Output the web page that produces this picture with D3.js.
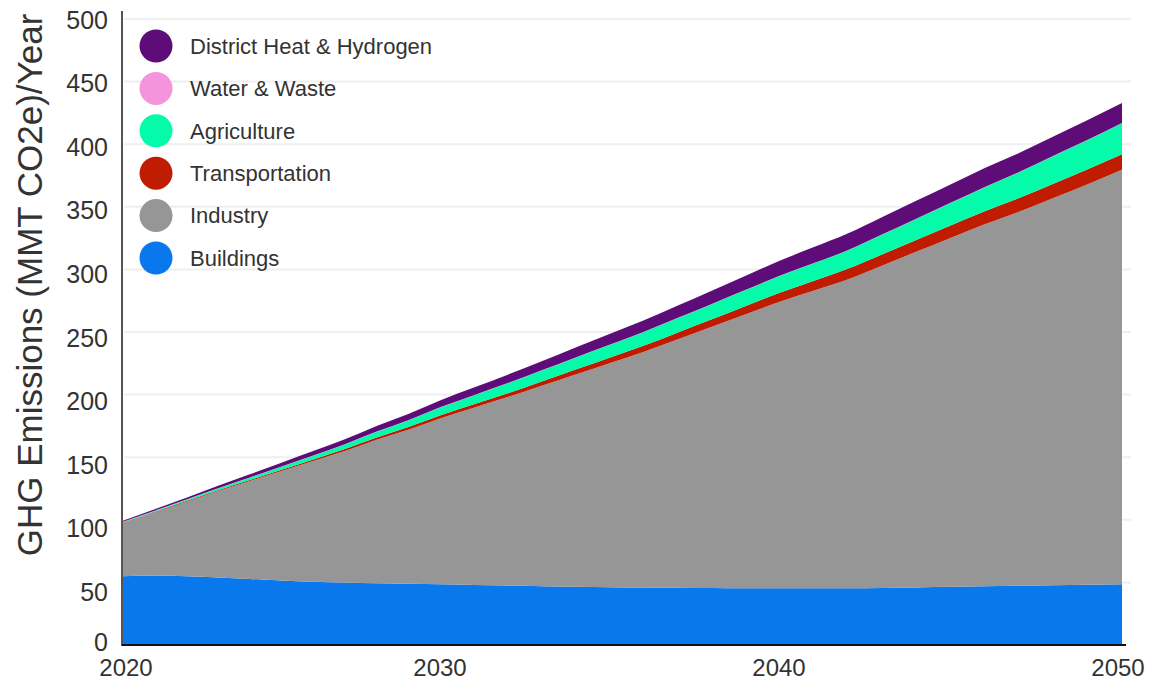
<!DOCTYPE html>
<html>
<head>
<meta charset="utf-8">
<script src="https://cdn.jsdelivr.net/npm/d3@7"></script>
<style>
  html, body { margin: 0; padding: 0; background: #fff; }
  svg { display: block; }
  text { font-family: "Liberation Sans", Arial, sans-serif; fill: #333; }
</style>
</head>
<body>
<svg id="chart" width="1151" height="686"></svg>
<script>
// ---- data ----
const years = [2020,2021,2022,2023,2024,2025,2026,2027,2028,2029,2030,2031,2032,2033,2034,2035,2036,2037,2038,2039,2040,2041,2042,2043,2044,2045,2046,2047,2048,2049,2050];
const buildings = [55.0,55.5,55.0,54.0,52.8,51.6,50.6,50.0,49.4,49.0,48.5,48.0,47.5,47.0,46.6,46.2,46.0,45.8,45.6,45.4,45.3,45.3,45.3,45.5,46.0,46.5,47.0,47.4,47.8,48.2,48.5];
const industry = [42.5,50.5,59.5,69.0,78.2,87.4,96.4,105.0,114.6,123.0,132.5,141.5,150.5,160.0,169.4,178.8,188.0,198.2,208.4,218.6,228.7,237.7,246.7,257.5,268.0,278.5,289.0,298.6,309.2,319.8,331.0];
const transportation = [0.3,0.4,0.5,0.6,0.8,1.0,1.2,1.5,1.8,2.1,2.4,2.7,3.0,3.5,4.0,4.5,5.0,5.5,6.0,6.6,7.2,7.8,8.5,9.0,9.5,10.0,10.5,11.0,11.5,12.0,12.5];
const agriculture = [0.5,0.7,1.0,1.4,1.8,2.4,3.0,3.7,4.5,5.3,6.2,7.1,8.0,8.7,9.5,10.2,10.8,11.4,12.0,12.7,13.3,13.9,14.5,15.6,16.8,18.0,19.2,20.6,22.0,23.3,24.7];
const waterWaste = [0.2,0.2,0.2,0.2,0.2,0.2,0.2,0.2,0.2,0.2,0.2,0.2,0.2,0.2,0.2,0.2,0.2,0.2,0.2,0.2,0.2,0.2,0.2,0.2,0.2,0.2,0.2,0.2,0.2,0.2,0.2];
const districtHeat = [0.8,1.1,1.5,2.0,2.5,3.0,3.5,4.0,4.5,5.0,5.5,6.1,6.7,7.3,8.0,8.6,9.2,9.8,10.5,11.2,12.0,12.7,13.5,13.9,14.3,14.6,15.0,15.2,15.5,15.8,16.0];

const seriesNames = ["Buildings","Industry","Transportation","Agriculture","Water & Waste","District Heat & Hydrogen"];
const seriesValues = [buildings, industry, transportation, agriculture, waterWaste, districtHeat];
const seriesColors = ["#0878ec","#969696","#c01c02","#03fba9","#f494dc","#5e0c78"];

const yTicks = [0,50,100,150,200,250,300,350,400,450,500];
const xTicks = [2020,2030,2040,2050];
const yTitle = "GHG Emissions (MMT CO2e)/Year";

// ---- layout ----
const svg = d3.select("#chart");
const x = d3.scaleLinear().domain([2020,2030,2040,2050]).range([123,440,779,1122]);
const y = d3.scaleLinear().domain([0,500]).range([645,19]);
// tick-label placement (labels in the source sit slightly off the gridlines)
const yLab = d3.scaleLinear().domain([0,50,500]).range([642,592,20]);

const table = years.map((yr,i) => {
  const row = {year: yr};
  seriesNames.forEach((n,k) => row[n] = seriesValues[k][i]);
  return row;
});
const stack = d3.stack().keys(seriesNames);
const layers = stack(table);

// gridlines
svg.append("g").selectAll("line").data(yTicks.filter(d => d>0)).join("line")
  .attr("x1", 124).attr("x2", 1131)
  .attr("y1", d => y(d)).attr("y2", d => y(d))
  .attr("stroke", "#efefef").attr("stroke-width", 2);

// areas
const area = d3.area()
  .x(d => x(d.data.year))
  .y0(d => y(d[0]))
  .y1(d => y(d[1]))
  .curve(d3.curveMonotoneX);
svg.append("g").selectAll("path").data(layers).join("path")
  .attr("d", area)
  .attr("fill", (d,i) => seriesColors[i]);

// axes lines
svg.append("line").attr("x1",122).attr("x2",122).attr("y1",11).attr("y2",646)
  .attr("stroke","#555").attr("stroke-width",2);
svg.append("line").attr("x1",122).attr("x2",1126).attr("y1",645).attr("y2",645)
  .attr("stroke","#111").attr("stroke-width",2);

// y tick labels
svg.append("g").selectAll("text").data(yTicks).join("text")
  .attr("x", 108).attr("y", d => yLab(d))
  .attr("dy", "0.35em")
  .attr("text-anchor", "end")
  .style("font-size", "25px")
  .text(d => d);

// x tick labels
svg.append("g").selectAll("text").data(xTicks).join("text")
  .attr("x", d => x(d) + (d===2020 ? 3 : d===2050 ? -4 : 0))
  .attr("y", 676)
  .attr("text-anchor", "middle")
  .style("font-size", "24px")
  .text(d => d);

// y title
svg.append("text")
  .attr("transform", "translate(42,285) rotate(-90)")
  .attr("text-anchor", "middle")
  .style("font-size", "35px")
  .text(yTitle);

// legend (top entry = District Heat)
const legendOrder = seriesNames.map((n,i) => i).reverse();
const lg = svg.append("g").selectAll("g").data(legendOrder).join("g")
  .attr("transform", (d,j) => `translate(156,${46 + j*42.4})`);
lg.append("circle").attr("r", 16.5).attr("fill", d => seriesColors[d]);
lg.append("text").attr("x", 34).attr("dy", "0.35em")
  .style("font-size", "22px")
  .text(d => seriesNames[d]);
</script>
</body>
</html>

THE EXERCISE
Write out the material above again, word for word, minus its pictures.

COMPLETED EXERCISE
Output the web page that produces this picture with D3.js.
<!DOCTYPE html>
<html>
<head>
<meta charset="utf-8">
<script src="https://cdn.jsdelivr.net/npm/d3@7"></script>
<style>
  html, body { margin: 0; padding: 0; background: #fff; }
  svg { display: block; }
  text { font-family: "Liberation Sans", Arial, sans-serif; fill: #333; }
</style>
</head>
<body>
<svg id="chart" width="1151" height="686"></svg>
<script>
// ---- data ----
const years = [2020,2021,2022,2023,2024,2025,2026,2027,2028,2029,2030,2031,2032,2033,2034,2035,2036,2037,2038,2039,2040,2041,2042,2043,2044,2045,2046,2047,2048,2049,2050];
const buildings = [55.0,55.5,55.0,54.0,52.8,51.6,50.6,50.0,49.4,49.0,48.5,48.0,47.5,47.0,46.6,46.2,46.0,45.8,45.6,45.4,45.3,45.3,45.3,45.5,46.0,46.5,47.0,47.4,47.8,48.2,48.5];
const industry = [42.5,50.5,59.5,69.0,78.2,87.4,96.4,105.0,114.6,123.0,132.5,141.5,150.5,160.0,169.4,178.8,188.0,198.2,208.4,218.6,228.7,237.7,246.7,257.5,268.0,278.5,289.0,298.6,309.2,319.8,331.0];
const transportation = [0.3,0.4,0.5,0.6,0.8,1.0,1.2,1.5,1.8,2.1,2.4,2.7,3.0,3.5,4.0,4.5,5.0,5.5,6.0,6.6,7.2,7.8,8.5,9.0,9.5,10.0,10.5,11.0,11.5,12.0,12.5];
const agriculture = [0.5,0.7,1.0,1.4,1.8,2.4,3.0,3.7,4.5,5.3,6.2,7.1,8.0,8.7,9.5,10.2,10.8,11.4,12.0,12.7,13.3,13.9,14.5,15.6,16.8,18.0,19.2,20.6,22.0,23.3,24.7];
const waterWaste = [0.2,0.2,0.2,0.2,0.2,0.2,0.2,0.2,0.2,0.2,0.2,0.2,0.2,0.2,0.2,0.2,0.2,0.2,0.2,0.2,0.2,0.2,0.2,0.2,0.2,0.2,0.2,0.2,0.2,0.2,0.2];
const districtHeat = [0.8,1.1,1.5,2.0,2.5,3.0,3.5,4.0,4.5,5.0,5.5,6.1,6.7,7.3,8.0,8.6,9.2,9.8,10.5,11.2,12.0,12.7,13.5,13.9,14.3,14.6,15.0,15.2,15.5,15.8,16.0];

const seriesNames = ["Buildings","Industry","Transportation","Agriculture","Water & Waste","District Heat & Hydrogen"];
const seriesValues = [buildings, industry, transportation, agriculture, waterWaste, districtHeat];
const seriesColors = ["#0878ec","#969696","#c01c02","#03fba9","#f494dc","#5e0c78"];

const yTicks = [0,50,100,150,200,250,300,350,400,450,500];
const xTicks = [2020,2030,2040,2050];
const yTitle = "GHG Emissions (MMT CO2e)/Year";

// ---- layout ----
const svg = d3.select("#chart");
const x = d3.scaleLinear().domain([2020,2030,2040,2050]).range([123,440,779,1122]);
const y = d3.scaleLinear().domain([0,500]).range([645,19]);
// tick-label placement (labels in the source sit slightly off the gridlines)
const yLab = d3.scaleLinear().domain([0,50,500]).range([642,592,20]);

const table = years.map((yr,i) => {
  const row = {year: yr};
  seriesNames.forEach((n,k) => row[n] = seriesValues[k][i]);
  return row;
});
const stack = d3.stack().keys(seriesNames);
const layers = stack(table);

// gridlines
svg.append("g").selectAll("line").data(yTicks.filter(d => d>0)).join("line")
  .attr("x1", 124).attr("x2", 1131)
  .attr("y1", d => y(d)).attr("y2", d => y(d))
  .attr("stroke", "#efefef").attr("stroke-width", 2);

// areas
const area = d3.area()
  .x(d => x(d.data.year))
  .y0(d => y(d[0]))
  .y1(d => y(d[1]))
  .curve(d3.curveMonotoneX);
svg.append("g").selectAll("path").data(layers).join("path")
  .attr("d", area)
  .attr("fill", (d,i) => seriesColors[i]);

// axes lines
svg.append("line").attr("x1",122).attr("x2",122).attr("y1",11).attr("y2",646)
  .attr("stroke","#555").attr("stroke-width",2);
svg.append("line").attr("x1",122).attr("x2",1126).attr("y1",645).attr("y2",645)
  .attr("stroke","#111").attr("stroke-width",2);

// y tick labels
svg.append("g").selectAll("text").data(yTicks).join("text")
  .attr("x", 108).attr("y", d => yLab(d))
  .attr("dy", "0.35em")
  .attr("text-anchor", "end")
  .style("font-size", "25px")
  .text(d => d);

// x tick labels
svg.append("g").selectAll("text").data(xTicks).join("text")
  .attr("x", d => x(d) + (d===2020 ? 3 : d===2050 ? -4 : 0))
  .attr("y", 676)
  .attr("text-anchor", "middle")
  .style("font-size", "24px")
  .text(d => d);

// y title
svg.append("text")
  .attr("transform", "translate(42,285) rotate(-90)")
  .attr("text-anchor", "middle")
  .style("font-size", "35px")
  .text(yTitle);

// legend (top entry = District Heat)
const legendOrder = seriesNames.map((n,i) => i).reverse();
const lg = svg.append("g").selectAll("g").data(legendOrder).join("g")
  .attr("transform", (d,j) => `translate(156,${46 + j*42.4})`);
lg.append("circle").attr("r", 16.5).attr("fill", d => seriesColors[d]);
lg.append("text").attr("x", 34).attr("dy", "0.35em")
  .style("font-size", "22px")
  .text(d => seriesNames[d]);
</script>
</body>
</html>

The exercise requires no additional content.